注册 登录  
 加关注
   显示下一条  |  关闭
温馨提示!由于新浪微博认证机制调整,您的新浪微博帐号绑定已过期,请重新绑定!立即重新绑定新浪微博》  |  关闭

Tsecer的回音岛

Tsecer的博客

 
 
 

日志

 
 

再从pthread_cancel看如何识别信号处理函数栈帧  

2015-09-12 09:37:35|  分类: Glibc分析 |  标签: |举报 |字号 订阅

  下载LOFTER 我的照片书  |
一、依然从线程退出时C++局部变量自动析构开始说起
之前的一篇日志中,曾经提到过(其实也就只是注意到)当线程被pthread_cancel之后,局部对象的析构函数依然会被执行,但是当时忽略了所有的实现细节(当然这里也不会揭示所有的细节),其中最重要、最明显的一个细节就是pthread_cancel时通过信号来通知目标线程的,目标线程在堆栈展开时,需要在一个信号处理函数中完成。

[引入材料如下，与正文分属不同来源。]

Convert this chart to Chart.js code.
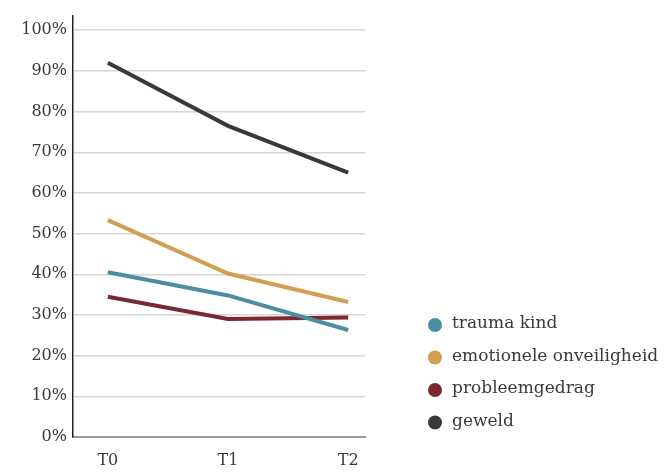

大家知道,信号处理函数的的堆栈是操作系统生成的,所以和用户线程的“天然”堆栈之间有一条鸿沟,如果要再信号处理函数中执行堆栈展开,首先要解决的基本问题就是要识别并逾越这条鸿沟,大致一想,这个问题还比较棘手。
在glibc的pthread库的实现中,cancel的信号处理函数在glibc-2.7\nptl\init.c文件中实现__pthread_initialize_minimal_internal:
  /* Install the cancellation signal handler.  If for some reason we
     cannot install the handler we do not abort.  Maybe we should, but
     it is only asynchronous cancellation which is affected.  */
  struct sigaction sa;
  sa.sa_sigaction = sigcancel_handler;
  sa.sa_flags = SA_SIGINFO;
  __sigemptyset (&sa.sa_mask);

  (void) __libc_sigaction (SIGCANCEL, &sa, NULL);
同样以上一篇日志中的代码为例,通过调试看下对于信号的处理逻辑。为了让这篇单薄的日志丰满起来,这里再把那个测试的代码完整的拷贝一份:
[tsecer@Harry pthreadunwind.cpp]$ cat pthreadunwind.cpp 
#include <pthread.h>
#include <stdio.h>
#include <stdlib.h>
#include <unistd.h>

struct dest {
~dest(){printf("in %s\n",__FUNCTION__);}
}
;
void * worker(void * arg)
{
    dest mylocal;
    printf("willing sleep \n");
    sleep(1000);
    printf("after sleep 1000\n");
}
int main()
{
    pthread_t thread;
    pthread_create(&thread,NULL,worker,NULL);
    sleep(2);
    printf("killing worker\n");
    pthread_cancel(thread);
    sleep(20000);
}

[tsecer@Harry pthreadunwind.cpp]$ g++ pthreadunwind.cpp -g -lpthread
[tsecer@Harry pthreadunwind.cpp]$ gdb ./a.out 
GNU gdb (GDB) Fedora (7.0-3.fc12)
……
(gdb) b sigcancel_handler
Function "sigcancel_handler" not defined.
Make breakpoint pending on future shared library load? (y or [n]) y

Breakpoint 1 (sigcancel_handler) pending.
(gdb) r
Starting program: /home/tsecer/CodeTest/pthreadunwind.cpp/a.out 
[Thread debugging using libthread_db enabled]
[New Thread 0xb7fe7b70 (LWP 14739)]
willing sleep 
killing worker
[Switching to Thread 0xb7fe7b70 (LWP 14739)]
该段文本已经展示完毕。